Des services internes de cybersécurité qui avaient d’ailleurs, en début d’année 2021, permis à la gouvernance de Cdiscount de découvrir que le directeur du site de Cestas en Gironde avait potentiellement dérobé 33 millions de données personnelles de clients, proposées à la vente sur le Darknet. L’entreprise a porté plainte et la procédure judiciaire est en cours.
L’atout Made in France
Parmi les arguments moteurs à présent pour poursuivre le développement de l’entreprise : le Made in France et l’international.
« Nous avons trois défis majeurs à relever dans les années à venir : rester pionnier en matière d’écoresponsabilité et accompagner nos clients dans cette voie, développer l’axe BtoB et internationaliser nos activités », avance Jérémy Borot.
La tech au service du développement durable. Certes, l’entreprise peut difficilement contrôler l’écoresponsabilité de ses clients vendeurs. Elle avait fait face en 2019 à une accusation pour avoir hébergé des sacs à dos d'origine chinoise contrefaits, avant que la justice française n’écarte sa responsabilité.
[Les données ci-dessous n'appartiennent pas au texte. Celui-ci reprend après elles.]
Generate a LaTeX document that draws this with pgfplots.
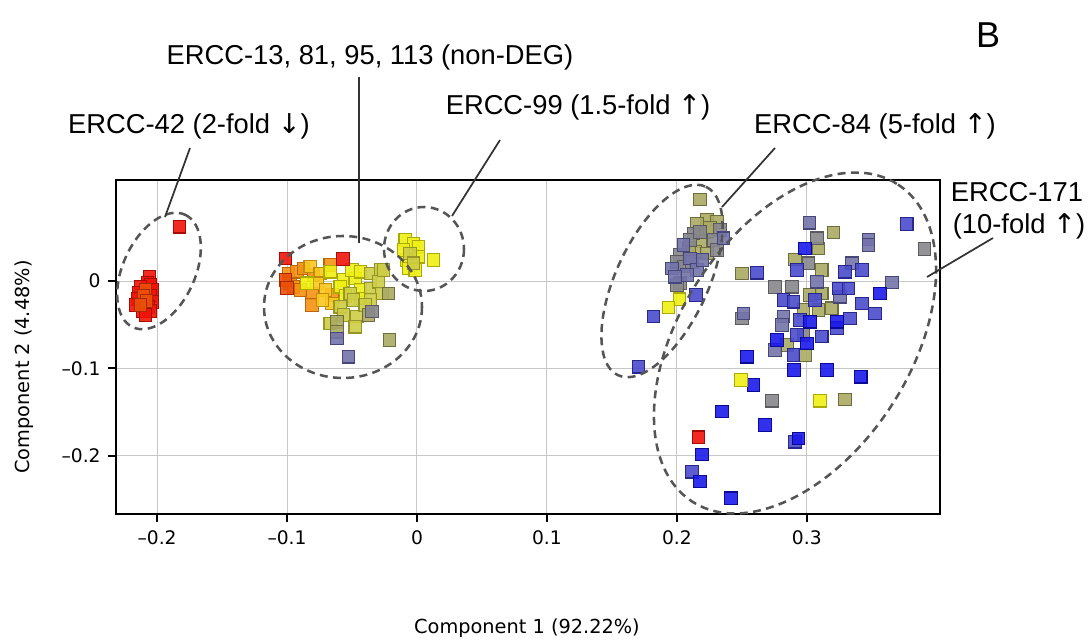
\documentclass[border=0pt]{standalone}
\usepackage{pgfplots}
\pgfplotsset{compat=1.18}
\usepackage{fontspec}
\setmainfont{DejaVu Sans}
\newfontfamily\annfont{Liberation Sans}
\newfontfamily\arrfont{DejaVu Sans}

\definecolor{cR}{RGB}{240,20,10}   \definecolor{bR}{RGB}{170,10,0}
\definecolor{cOR}{RGB}{235,80,10}  \definecolor{bOR}{RGB}{170,40,0}
\definecolor{cO}{RGB}{245,145,20}  \definecolor{bO}{RGB}{190,100,10}
\definecolor{cLO}{RGB}{250,200,30} \definecolor{bLO}{RGB}{190,140,10}
\definecolor{cY}{RGB}{240,240,20}  \definecolor{bY}{RGB}{170,170,0}
\definecolor{cYO}{RGB}{205,205,70} \definecolor{bYO}{RGB}{150,150,40}
\definecolor{cOL}{RGB}{170,170,100}\definecolor{bOL}{RGB}{110,110,60}
\definecolor{cG}{RGB}{135,135,140} \definecolor{bG}{RGB}{90,90,95}
\definecolor{cS}{RGB}{115,115,170} \definecolor{bS}{RGB}{70,70,120}
\definecolor{cBS}{RGB}{75,75,205}  \definecolor{bBS}{RGB}{40,40,140}
\definecolor{cB}{RGB}{25,25,235}   \definecolor{bB}{RGB}{10,10,150}
\definecolor{ell}{RGB}{85,85,85}

\pgfplotsset{sq/.style={only marks, mark=square*, mark size=4.7pt,
  mark options={draw=b#1, fill=c#1, line width=0.8pt, fill opacity=0.9}}}

\begin{document}
\begin{tikzpicture}
\path[use as bounding box] (0,0) rectangle (817.5pt,480pt);
\begin{axis}[
  at={(87pt,94.5pt)}, anchor=south west,
  scale only axis, width=618pt, height=250.5pt,
  xmin=-0.2316, xmax=0.4025, ymin=-0.2666, ymax=0.1156,
  xtick={-0.2,-0.1,0,0.1,0.2,0.3}, ytick={-0.2,-0.1,0},
  xticklabels={–0.2,–0.1,0,0.1,0.2,0.3}, yticklabels={–0.2,–0.1,0},
  tick align=outside, major tick length=6pt,
  tick style={black, line width=1.5pt},
  xtick pos=bottom, ytick pos=left,
  grid=major, major grid style={color=black!22, line width=0.7pt},
  axis line style={line width=2pt},
  tick label style={font=\fontsize{14}{16}\selectfont},
  xticklabel style={yshift=-3pt},
  yticklabel style={xshift=-2pt},
  clip=false,
]
% ERCC-42 cluster
\addplot[sq=R] table {
-0.1828 0.0621
-0.2059 0.0046
-0.2075 -0.0023
-0.2052 -0.0046
-0.2128 -0.0069
-0.2036 -0.0103
-0.2144 -0.0137
-0.2052 -0.0172
-0.2151 -0.0206
-0.2036 -0.0240
-0.2167 -0.0275
-0.2067 -0.0297
-0.2113 -0.0343
-0.2052 -0.0343
-0.2090 -0.0389
};
\addplot[sq=OR] table {
-0.2090 -0.0103
-0.2105 -0.0172
-0.2082 -0.0229
-0.2128 -0.0275
};
% non-DEG cluster
\addplot[sq=O] table {
-0.0988 0.0088
-0.0975 -0.0026
-0.0923 0.0106
-0.0949 -0.0065
-0.0872 0.0145
-0.0795 0.0069
-0.0808 -0.0141
-0.0808 -0.0275
-0.0667 0.0183
-0.0654 -0.0160
-0.0897 -0.0103
};
\addplot[sq=OR] table {
-0.1013 0.0011
-0.1000 -0.0080
};
\addplot[sq=LO] table {
-0.0821 0.0164
-0.0654 -0.0255
-0.0744 0.0088
-0.0769 -0.0026
-0.0705 -0.0103
-0.0728 -0.0217
};
\addplot[sq=Y] table {
-0.0846 -0.0026
-0.0667 0.0106
-0.0565 0.0011
-0.0475 0.0031
-0.0500 0.0126
-0.0436 0.0106
-0.0590 -0.0065
-0.0436 -0.0103
-0.0436 -0.0198
-0.0551 -0.0172
};
\addplot[sq=YO] table {
-0.0359 0.0088
-0.0282 0.0126
-0.0513 -0.0141
-0.0359 -0.0084
-0.0295 -0.0008
-0.0269 -0.0141
-0.0590 -0.0294
-0.0488 -0.0217
-0.0359 -0.0217
-0.0462 -0.0408
-0.0565 -0.0389
-0.0667 -0.0484
-0.0475 -0.0523
-0.0398 -0.0275
-0.0256 0.0126
};
\addplot[sq=OL] table {
-0.0615 -0.0466
-0.0218 -0.0141
-0.0372 -0.0389
-0.0615 -0.0580
-0.0211 -0.0675
};
\addplot[sq=G] table {
-0.0346 -0.0351
};
\addplot[sq=S] table {
-0.0615 -0.0656
-0.0526 -0.0866
};
\addplot[sq=R] table {
-0.1013 0.0260
-0.0569 0.0252
};
% ERCC-99 cluster
\addplot[sq=Y] table {
-0.0090 0.0469
-0.0026 0.0431
0.0012 0.0392
-0.0077 0.0240
0.0012 0.0278
-0.0065 0.0145
0.0128 0.0240
-0.0103 0.0355
-0.0013 0.0126
};
\addplot[sq=YO] table {
-0.0052 0.0317
-0.0026 0.0203
};
% ERCC-84 cluster
\addplot[sq=OL] table {
0.2179 0.0935
0.2231 0.0698
0.2308 0.0678
0.2154 0.0660
0.2231 0.0564
0.2179 0.0450
0.2141 0.0335
0.2231 0.0317
0.2256 0.0606
0.2094 0.0378
};
\addplot[sq=G] table {
0.2333 0.0584
0.2128 0.0546
0.2102 0.0469
0.2282 0.0469
0.2308 0.0355
0.2025 0.0297
0.2000 0.0221
0.2051 0.0164
0.2025 -0.0026
0.2000 -0.0046
0.2179 0.0561
0.2117 0.0217
};
\addplot[sq=S] table {
0.2358 0.0489
0.2051 0.0412
0.2102 0.0260
0.1962 0.0145
0.2154 0.0126
0.2077 0.0069
0.1987 0.0049
0.2198 0.0240
};
\addplot[sq=BS] table {
0.2148 -0.0160
0.1820 -0.0408
0.1705 -0.0981
};
\addplot[sq=Y] table {
0.2020 -0.0209
0.1935 -0.0301
};
% ERCC-171 cluster
\addplot[sq=OL] table {
0.2500 0.0088
0.3205 0.0553
0.3089 0.0374
0.2910 0.0248
0.3115 0.0126
0.3025 -0.0160
0.3115 -0.0141
0.2974 -0.0332
0.3089 -0.0332
0.3192 -0.0312
0.2846 -0.0732
0.2987 -0.0847
0.3295 -0.1354
};
\addplot[sq=G] table {
0.2756 -0.0069
0.2500 -0.0427
0.3077 0.0489
0.3012 0.0203
0.2885 -0.0065
0.2974 -0.0618
0.2731 -0.1370
0.3905 0.0366
};
\addplot[sq=S] table {
0.2512 -0.0370
0.3020 0.0667
0.3474 0.0477
0.3474 0.0412
0.3346 0.0203
0.3654 -0.0019
0.3077 -0.0008
0.3256 -0.0180
0.2820 -0.0408
0.2808 -0.0503
0.2756 -0.0789
};
\addplot[sq=BS] table {
0.2615 0.0095
0.3769 0.0652
0.2923 0.0126
0.3423 0.0126
0.3295 0.0106
0.3243 -0.0084
0.3320 -0.0084
0.2820 -0.0217
0.2897 -0.0237
0.3423 -0.0255
0.3525 -0.0370
0.3333 -0.0427
0.3231 -0.0541
0.2923 -0.0618
0.3115 -0.0637
0.2897 -0.0847
0.2910 -0.1839
0.2115 -0.2182
0.3064 -0.0217
0.2948 -0.0446
};
\addplot[sq=B] table {
0.2538 -0.0866
0.2589 -0.1190
0.2987 0.0374
0.3564 -0.0141
0.3025 -0.0466
0.3231 -0.0466
0.2769 -0.0675
0.3000 -0.0713
0.2902 -0.1018
0.3154 -0.1018
0.3415 -0.1095
0.2346 -0.1495
0.2679 -0.1648
0.2935 -0.1800
0.2192 -0.1983
0.2179 -0.2296
0.2415 -0.2486
};
\addplot[sq=Y] table {
0.2492 -0.1133
0.3102 -0.1370
};
\addplot[sq=R] table {
0.2166 -0.1788
};
\end{axis}
% annotations in pixel coordinates (origin top-left)
\begin{scope}[shift={(0,480pt)}, x=1pt, y=1pt, xscale=0.75, yscale=-0.75]
\begin{scope}[ell, line width=1.9, dash pattern=on 6 off 4]
\draw[rotate around={-65:(159,271)}] (159,271) ellipse [x radius=62, y radius=36];
\draw (343,307) ellipse [x radius=79, y radius=71];
\draw (424,249) ellipse [x radius=40, y radius=42];
\draw[rotate around={-65:(662,281)}] (662,281) ellipse [x radius=104, y radius=46];
\draw[rotate around={-57:(795,343)}] (795,343) ellipse [x radius=189, y radius=115];
\end{scope}
\begin{scope}[black!80, line width=1.3]
\draw (190,148) -- (165,217);
\draw (359,77) -- (359,243);
\draw (500,140) -- (452,216);
\draw (775,148) -- (722,207);
\draw (993,238) -- (927,277);
\end{scope}
\begin{scope}[every node/.style={inner sep=0pt, font=\annfont\fontsize{20.5}{24}\selectfont}]
\node at (370,57) {ERCC-13, 81, 95, 113 (non-DEG)};
\node at (189,126) {ERCC-42 (2-fold {\arrfont↓})};
\node at (578,107) {ERCC-99 (1.5-fold {\arrfont↑})};
\node at (875,126) {ERCC-84 (5-fold {\arrfont↑})};
\node at (1017,192) {ERCC-171};
\node at (1019,226) {(10-fold {\arrfont↑})};
\node[font=\annfont\fontsize{27}{30}\selectfont] at (988,35) {B};
\node[font=\fontsize{14.5}{16}\selectfont] at (527,628) {Component 1 (92.22\%)};
\node[font=\fontsize{14.5}{16}\selectfont, rotate=90] at (24,367) {Component 2 (4.48\%)};
\end{scope}
\end{scope}
\end{tikzpicture}
\end{document}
L’entreprise se veut pourtant moteur en matière de durabilité : utilisation de matières et d’encres recyclées, emballeuses 3D réduisant le vide dans les colis et permettant des gains de place dans le transport, déploiement récent d’enveloppes réutilisables (jusqu’à cent fois) avec la start-up Hipli…
Jérémy Borot a une autre grande mission, la définition et la mise en place d’autres filiales « afin de donner un visage externe à nos actifs qui passe aussi par le développement de partenariats et d’accords avec des start-up ».
Pour ce faire, le directeur de la stratégie, du développement BtoB, de la data et de l’innovation va s’appuyer sur une conséquente équipe de cinquante data scientists, « une des plus grosses équipes d’entreprise en France que nous voulons développer encore en interne et en externe », et d’un pool renforcé de six anciens consultants (souvent passés par l’équipe stratégie), dont deux ex consultants en strat’ : Sixte de Romblay, chez Roland Berger entre 2010 et 2015, head of products chez Octopia, et Vincent Walckenaer, chez Oliver Wyman de 2007 à 2011, responsable du catalogue produits, également chez Octopia.
Ils sont arrivés en avril avec l’objectif de porter l’offre de marketplace griffée Cdiscount. Une des priorités de Jérémy Borot.